Intervention de René Danesi

Commission des affaires européennes — Réunion du 26 mai 2016 à 8h30
Politique étrangère et de défense — Régime de sanctions de l'union européenne à l'encontre de la fédération de russie : proposition de résolution européenne de mm. yves pozzo di borgo et simon sutour

Photo de René DanesiRené Danesi :

Je voterai pour ce texte malgré toutes les réserves que je vais exprimer. Le 28 avril dernier, l'Assemblée nationale a adopté par 55 voix contre 44 une résolution « invitant le Gouvernement à ne pas renouveler les mesures restrictives et les sanctions économiques imposées par l'Union européenne à la Fédération de Russie ». Cette résolution est courte et parfaitement claire dans son énoncé. Ce n'est pas tout à fait le cas de celle que nous proposons, car elle s'enferre dans les nombreuses décisions prises par les instances onusiennes et européennes qui considèrent que l'Ukraine est victime d'une Russie agressive et qu'il faut donc sanctionner celle-ci pour qu'elle lâche prise.

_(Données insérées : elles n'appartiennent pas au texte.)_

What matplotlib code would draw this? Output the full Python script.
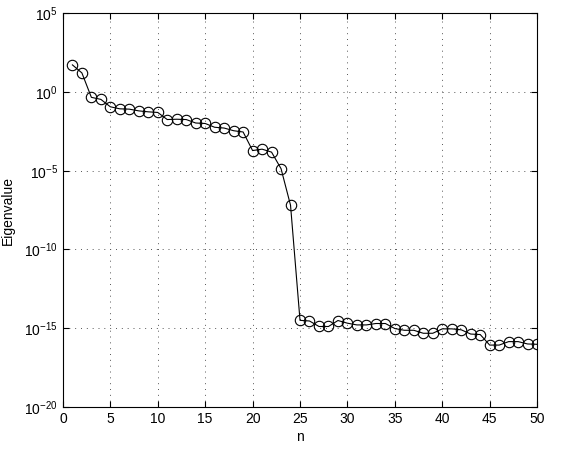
import matplotlib
matplotlib.use("Agg")
import matplotlib.pyplot as plt
import numpy as np

n = list(range(1, 51))
log10_eig = [1.72, 1.21, -0.34, -0.47, -0.94, -1.07, -1.09, -1.20, -1.26, -1.30,
             -1.75, -1.73, -1.75, -1.97, -2.00, -2.24, -2.29, -2.46, -2.54, -3.72,
             -3.63, -3.82, -4.87, -7.19, -14.50, -14.54, -14.89, -14.89, -14.51, -14.68,
             -14.79, -14.79, -14.70, -14.70, -15.02, -15.13, -15.13, -15.32, -15.32, -15.04,
             -15.04, -15.10, -15.37, -15.40, -16.07, -16.07, -15.85, -15.85, -16.00, -16.02]
eig = [10.0 ** v for v in log10_eig]

xticks = [0, 5, 10, 15, 20, 25, 30, 35, 40, 45, 50]
yticks = [1e-20, 1e-15, 1e-10, 1e-5, 1e0, 1e5]

plt.rcParams['font.family'] = ['Liberation Sans', 'DejaVu Sans']
plt.rcParams['mathtext.fontset'] = 'custom'
plt.rcParams['mathtext.rm'] = 'Liberation Sans'
plt.rcParams['mathtext.it'] = 'Liberation Sans'

fig = plt.figure(figsize=(5.72, 4.5), dpi=100)
ax = fig.add_axes([0.110, 0.0956, 0.829, 0.875])
ax.semilogy(n, eig, '-', color='black', linewidth=0.8, marker='o',
            markersize=7.5, markerfacecolor='none', markeredgecolor='black',
            markeredgewidth=0.8)
ax.set_xlim(0, 50)
ax.set_ylim(1e-20, 1e5)
ax.set_xticks(xticks)
ax.set_xticklabels([str(t) for t in xticks])
ax.set_yticks(yticks)
ax.set_yticklabels([r'$10^{%d}$' % int(np.log10(t)) for t in yticks])
ax.yaxis.set_minor_locator(matplotlib.ticker.NullLocator())
ax.tick_params(which='both', direction='in', top=True, right=True, labelsize=10,
               length=4, width=0.8)
ax.grid(True, linestyle=(0, (1, 5)), color='#555555', linewidth=0.7)
for s in ax.spines.values():
    s.set_linewidth(0.8)
ax.set_xlabel('n', fontsize=10, labelpad=3)
ax.set_ylabel('Eigenvalue', fontsize=10, labelpad=7)
fig.savefig('out.png', dpi=100)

La vérité n'est jamais simple. Notre résolution en tient compte et tombe par conséquent dans le travers de la contradiction.

Il est indiqué à l'alinéa 14 que la résolution « réaffirme son attachement indéfectible à l'intégrité territoriale, à la souveraineté et à l'indépendance de l'Ukraine et condamne l'annexion de la Crimée par la Russie ». Si l'on condamne cette annexion, la logique voudrait que l'on maintienne les sanctions contre la Russie jusqu'à ce qu'elle rende la Crimée à l'Ukraine. Or, nous avons choisi de ne pas le faire, et cela avec raison, car le rattachement de la Crimée à la Russie résulte d'une histoire bien plus complexe qu'une simple annexion manu militari. Chacun sait que la Crimée ne retournera pas plus à l'Ukraine que le Kosovo ne retournera à la Serbie. Par conséquent, nous aurions pu faire l'économie de cet alinéa.

Le référendum organisé en Crimée, le 16 mars 2014, s'est révélé favorable au rattachement à la Russie ; il s'est fait en présence de l'armée russe et en l'absence de tout observateur international. Le meilleur agent électoral de la Russie a sans doute été le pouvoir de Kiev, issu de la révolution démocratique de Maïdan, qui a déclaré la langue russe étrangère en Ukraine, exigeant ainsi des habitants de la Crimée et du Donbass d'abandonner leur langue maternelle au profit de la langue ukrainienne. Pour faire bonne mesure, il a interdit la télévision russophone dans ces deux régions. Bien sûr, cette loi plus stupide que scélérate a été rapportée après le référendum, mais c'était trop tard.

Enfin, en janvier 1991, au moment de la dislocation de l'URSS, les habitants de la Crimée avaient déjà voté en faveur du rattachement à la Russie. Avec un taux de participation de 83 %, 93 % des votants s'étaient déclarés favorables au rattachement.

À l'alinéa 17, la résolution « appelle de ses voeux un allègement progressif et partiel du régime des sanctions de l'Union européenne à l'encontre de la Russie (...) en liant cet allègement à des progrès significatifs et ciblés dans la mise en oeuvre des accords de Minsk ». Il faudrait pour le moins préciser que les deux pays, Russie et Ukraine, sont tenus de mettre en oeuvre ces accords. Or, l'Ukraine ne montre pas beaucoup de bonne volonté. Alors que son Parlement devait voter une loi de large autonomie des régions russophones et sécessionnistes, il s'est contenté de voter une loi d'autonomie restreinte pour une durée de trois ans. Il aurait également dû voter une nouvelle loi électorale et le Gouvernement aurait dû organiser des élections. Rien n'a été fait et rien ne sera fait de sitôt par un Gouvernement et un Parlement ukrainiens où dominent les affairistes et les nationalistes. Sans compter que ni l'Ukraine, ni les États-Unis n'ont intérêt à ce que les sanctions contre la Russie soient levées.

Par conséquent, l'alinéa 17 me laisse dubitatif, car il fait dépendre la levée partielle des sanctions contre la Russie de la bonne ou de la mauvaise volonté de l'Ukraine. La résolution aurait gagné en clarté si elle n'avait pas d'abord considéré les décisions de l'ONU et de l'Union européenne. L'embargo ne mettra pas fin au rattachement de la Crimée à la Russie. L'Ukraine met au moins autant de mauvaise volonté que la Russie à régler le problème des régions russophones et séparatistes de l'Est. L'embargo est préjudiciable à notre économie et à notre agriculture. Enfin, la France et l'Europe ont besoin de la Russie pour gérer l'ensemble des crises du Moyen Orient.

Cependant, mieux vaut cette résolution que rien du tout.